10.8 This warranty is not transferable.


Both the Seller and the Purchaser shall each keep confidential and shall not without the prior consent in  writing of the other disclose to any third party any technical or commercial information which it has acquired from the other as a result of discussions, negotiations and other communications between  them relating to the goods and the Order.

Economic loss

Subject to Condition 14, and notwithstanding anything contained in these Conditions (other than  Condition 14) or the Order, in no circumstances shall the Seller be liable, in contract, tort (including  negligence or breach of statutory duty) or otherwise howsoever, and whatever the cause thereof (i) for any loss of profit, business, contracts, revenues, or anticipated savings, or depletion of goodwill, or (ii)  for any special, indirect or consequential damage of any nature whatsoever.

Limitation of liability

Subject to Condition 14, and notwithstanding anything contained in these Conditions (other than  Condition 14) or the Order, the Seller’s liability to the Purchaser in respect of the Order, in contract, tort  (including negligence or breach of statutory duty) or howsoever otherwise arising, shall be limited to 125 per cent of the price of the goods specified in the Order.  

Unfair Contract Terms Act 1977

If and to the extent that s.6 and/or s.7(3A) of the Unfair Contract Terms Act 1977 applies to the Order,  no provision of these terms and conditions shall operate or be construed to operate so as to exclude or restrict the liability of the Seller for breach of the express warranties contained in Condition 7, or for  breach of the applicable warranties as to title and quiet possession implied into the terms and conditions of the Order by s.12 of the Sale of Goods Act 1979, or s.2 of the Supply of Goods and Services Act 1982, whichever Act applies to the Order.   

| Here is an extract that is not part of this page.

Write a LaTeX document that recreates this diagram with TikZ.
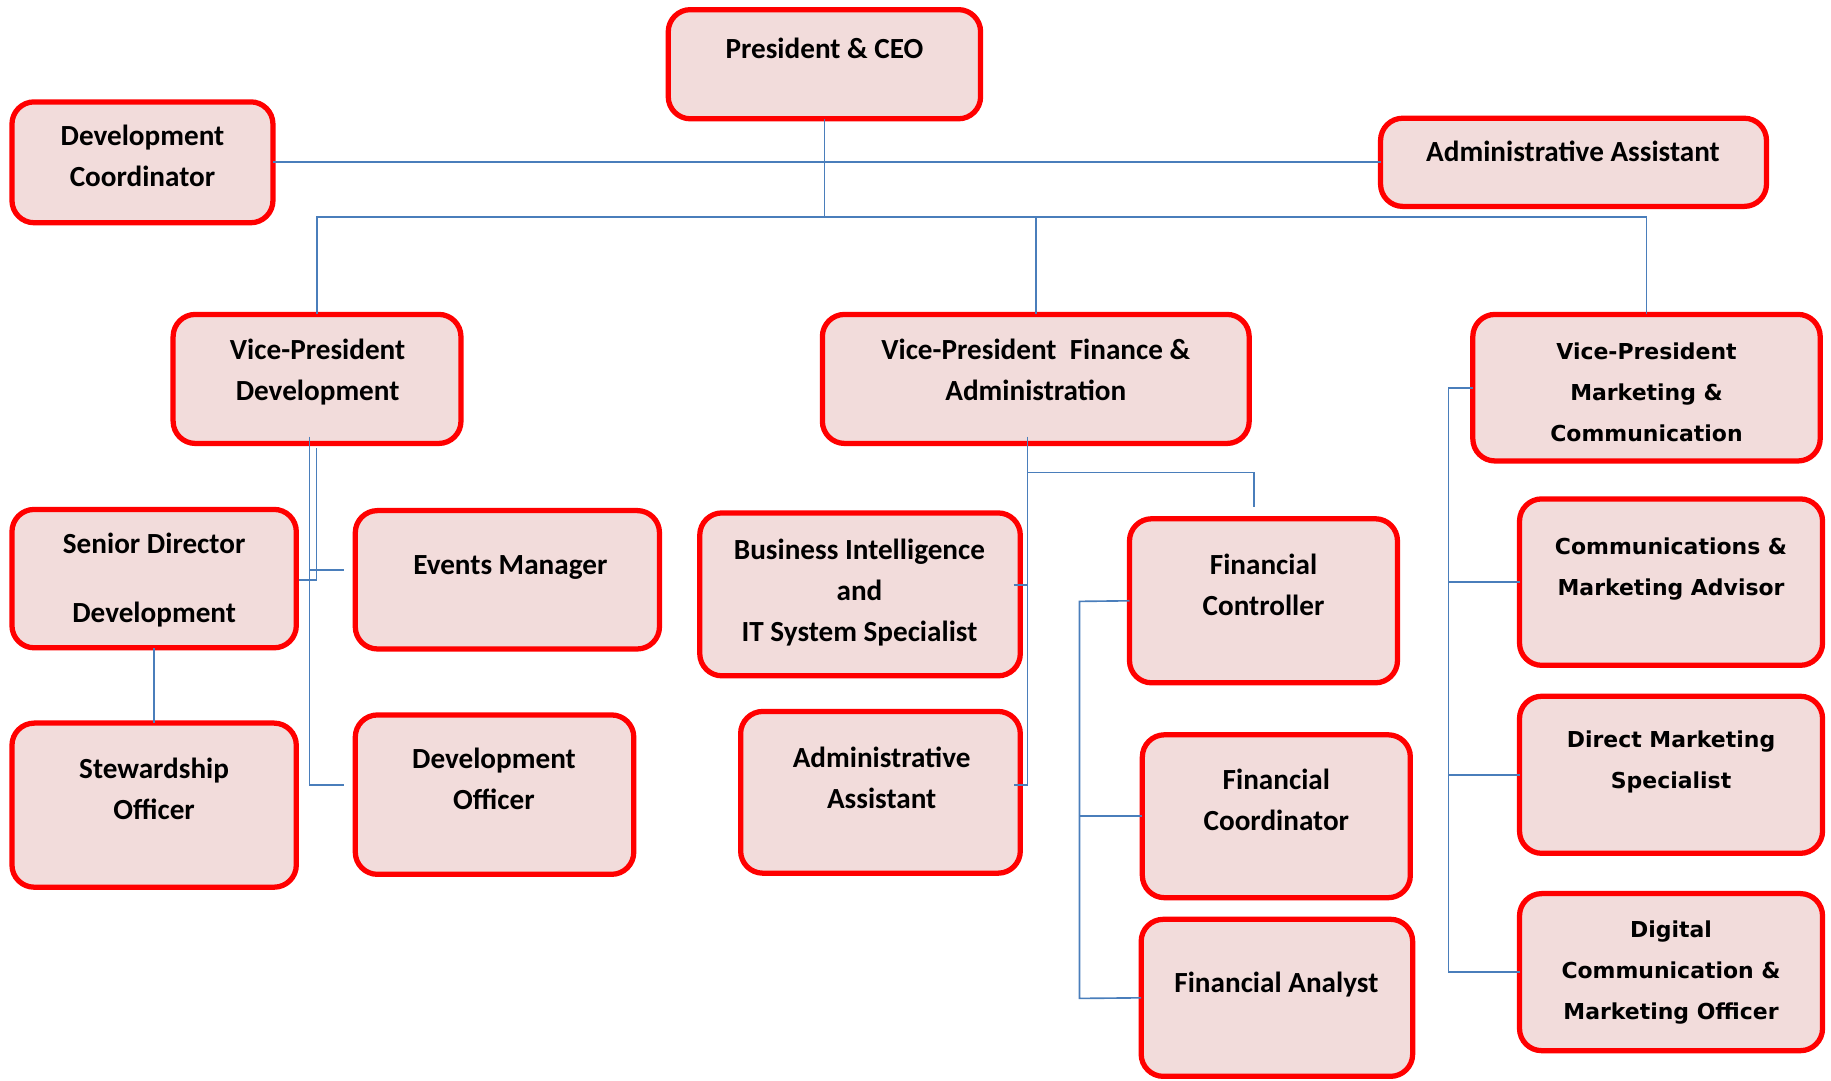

Standard payment terms are for full payment of the goods prior to manufacture.  

Bank Transfers

Any bank transfers should only be sent to Allsopp Helikites Ltd Bank Account.  Contact Allsopp Helikites Ltd directly for full details. Allsopp Helikites Ltd will not be liable for payments  sent to incorrect bank accounts.

Lead Times

For items in stock the lead time will be minimal. Manufacturing lead time will depend upon the goods  being ordered and will be specified on the Proforma Invoice. Most goods are manufactured within 2 to 6 weeks but there will be exceptions.  

Applicable law

The Order and any dispute arising out of or in connection with it (including non-contractual disputes) shall  be governed by the law of England and the parties agree to submit to the exclusive jurisdiction.